Lionel Vivenot, le conseiller de l’ULM, propose alors de tester l’ensilage de racines préalablement nettoyées et hachées. « Avant la mise en silo, les pulpes de betteraves fraîches ont été mélangées à d’autres ingrédients, maïs grain broyé, ensilage de maïs épi ou pulpes de betteraves déshydratées, explique le conseiller. Il s’agit d’obtenir un mélange de 30 à 35 % de MS afin de minimiser les fermentations alcooliques, les pertes par les jus et de conserver les sucres. » Le conseil est ensuite de laisser fermenter l’ensilage pendant trois semaines avant de l’ouvrir en prenant soin de ne pas débâcher une trop grande longueur de silo pour éviter l’oxydation. « Il faut des silos de largeur et de hauteur modestes – de 4 à 6 mètres de large pour 1,20 mètre de haut, par exemple –, afin d’assurer un avancement de 10 à 15 cm par jour, soit 1 mètre par semaine pour limiter les problèmes de conservation et d’oxydation des betteraves. »

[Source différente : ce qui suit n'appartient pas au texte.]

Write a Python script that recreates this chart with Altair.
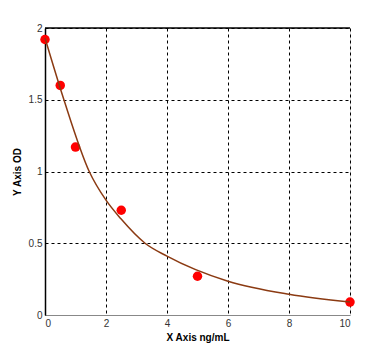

Le sucre propice à une bonne conservation
À Resson, à l’EARL de la Croix Castel, Philippe Collin a opté pour un chantier d’ensilage dans un silo couloir (voir photos). Producteur pour la filière brie de Meaux, il cultive les betteraves sur 4 à 5 ha, pour un troupeau de 70 vaches produisant 600 000 litres de lait. Les racines sont stockées à l’abri et chargées entières dans le bol mélangeur à raison de 2 kg de MS/vache/jour. « C’est une plante exigeante, notamment pour assurer une bonne préparation du sol en terrain lourd, souligne l’éleveur. Mais elle est très complémentaire de la luzerne pour sécuriser les stocks et l’amélioration de la santé et du TB payent la culture. » À l’automne 2021, l’éleveur obtient un rendement de 61 t/ha et se retrouve fin mars avec un excédent de 80 tonnes. Le chantier d’ensilage est assuré à l’aide d’un prestataire belge venu avec une machine gros débit conçue pour épierrer, laver, et hacher les 80 tonnes de betteraves avec un coût de 1 335 €. Pour la conception du silo, Philippe a d’abord étalé une couche d’enrubanné très sec afin d’absorber les jus, puis une couche de maïs ensilage et enfin la pulpe de betteraves fraîchement hachées sur 80 cm d’épaisseur.
Tassé et bâché sans conservateur, le silo sandwich est ainsi composé de 3 tonnes d’enrubanné + 40 tonnes de maïs ensilage + 80 t de betteraves, soit un volume de 140 m3 (880 kg/m3). « J’ai ouvert ce silo très dense après quinze jours et j’ai pu distribuer l’aliment tout l’été. Du fait de sa teneur en sucre, c’est un produit qui se conserve bien, je n’ai pas constaté de pertes. S’il a tendance à noircir et à sentir un peu l’alcool, il est très appétent. Il s’agit donc d’une bonne option, selon les années, pour valoriser des surplus. Néanmoins, le chantier est assez lourd, avec une machine qui a consommé pas moins de 14 m3 d’eau. »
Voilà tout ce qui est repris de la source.